In this third volume, Dunn examines the major factors that shaped first-generation Christianity and beyond. In so doing, he explores the parting of the ways between Christianity and Judaism, the Hellenization of Christianity, and Christian responses to Gnosticism. He consults various first- and second-century sources, including the New Testament Gospels, New Testament Apocrypha, and various church fathers like Ignatius, Justin Martyr, and Irenaeus. In the process, he shows how the Jesus tradition and the figures of James, Paul, Peter, and John were still esteemed influences but were also the subject of intense controversy as the early church emerged with it a new identity. The executions of three great leaders in the early church – James, Paul, and Peter – were seen to be almost as destructive as the execution of Jesus himself. This is because the Jesus tradition and the gospel of Jesus’ and resurrection were relatively fresh. Prior to 70 AD, the early Jesus tradition had remained a part of Second Temple Judaism. While the term ‘Christianity’ was first coined by Ignatius in the 110s AD, Christianity’s decisive break did not occur until the second decade of the second century. Over a lengthy period of time, at different places, and as judged by different people differently, Christianity emerged from Judaism only after the Constantinian settlement.
In this text, Dunn stipulates that it is no longer acceptable to assert that the apostolic age was an ideal and pure period, from which the subsequent period fell away. The history of Christianity is much more complex than the history of Christianity has usually allowed for. The historical reality was evidently more of a tension and struggle between competing ideas, faiths, and practices than the emergence of a great church with a a clearly defined rule of faith and clearly defined structures. Dunn’s story in this volume reaches it climax with Irenaeus. With Irenaeus, the four-Gospel canon was effectively established. It was Irenaeus who ensured also that the contributions of Paul and John were not commandeered by gnostic sects, as well. Also with Irenaeus, the internal and external conflicts with gnostic and Judeo-Christian reached its decisive point, and he secured the character of Christianity that endured beyond these conflicts.

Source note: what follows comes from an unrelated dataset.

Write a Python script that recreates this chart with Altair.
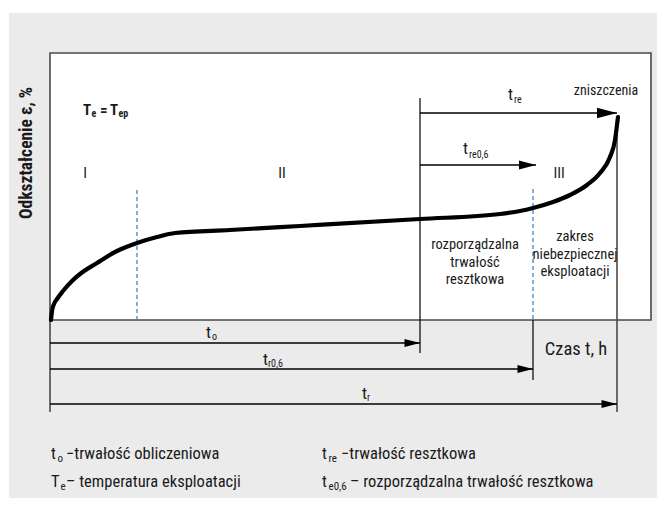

Dunn structures this third volume of Christianity in the Making by asking how the major factors which shaped early Christianity were received into the second, third, and fourth generations, and in each case the answer is that their influence was still prized and laid claim to, but also that their heritage was contested and the definition which they gave to Christianity was in effect the subject of intense controversy. The defining factors of first-generation Christianity included the following factors, according to Dunn: the Jesus tradition, as the principal means by which the mission of Jesus continued to exert its impact on subsequent generations was embodied and slowly constricted within the written Gospel, but was at the same time contested in content and character by other claimants to embody and carry forward the impact of Jesus. Moreover, the impact of James in offering a different model of Jewish and Gentile church was largely lost for those who defined Christianity over and against Judaism. Third, the impact of Paul in shaping a Jewish messianic sect which was open to non-Jews and attracting an increasing number of Gentiles was profound. Further, the impact of Peter, who at times was surprisingly hidden from the first generation, was more controversial and controverted than the history of catholic Christianity has generally allowed. Finally, the impact of John, which was hardly evident in the survey of first generation Christianity, turned into a major voice at the turn of first and second centuries, which raises new questions about the way that the Jesus tradition was received, and about the influences shaping Christianity.
In sum, this volume comprehensively covers a complex era in early Christianity, one that is often overlooked. As such, this volume is a landmark contribution to the field of Christian studies. Dunn’s findings within this book call for some reassessment and refinement of the traditional account of the emergence of the early church, the rule of faith, Christology, the New Testament canon, and the rise of the episcopacy. The title should be welcome by all with interests in the forming of early Christian identity.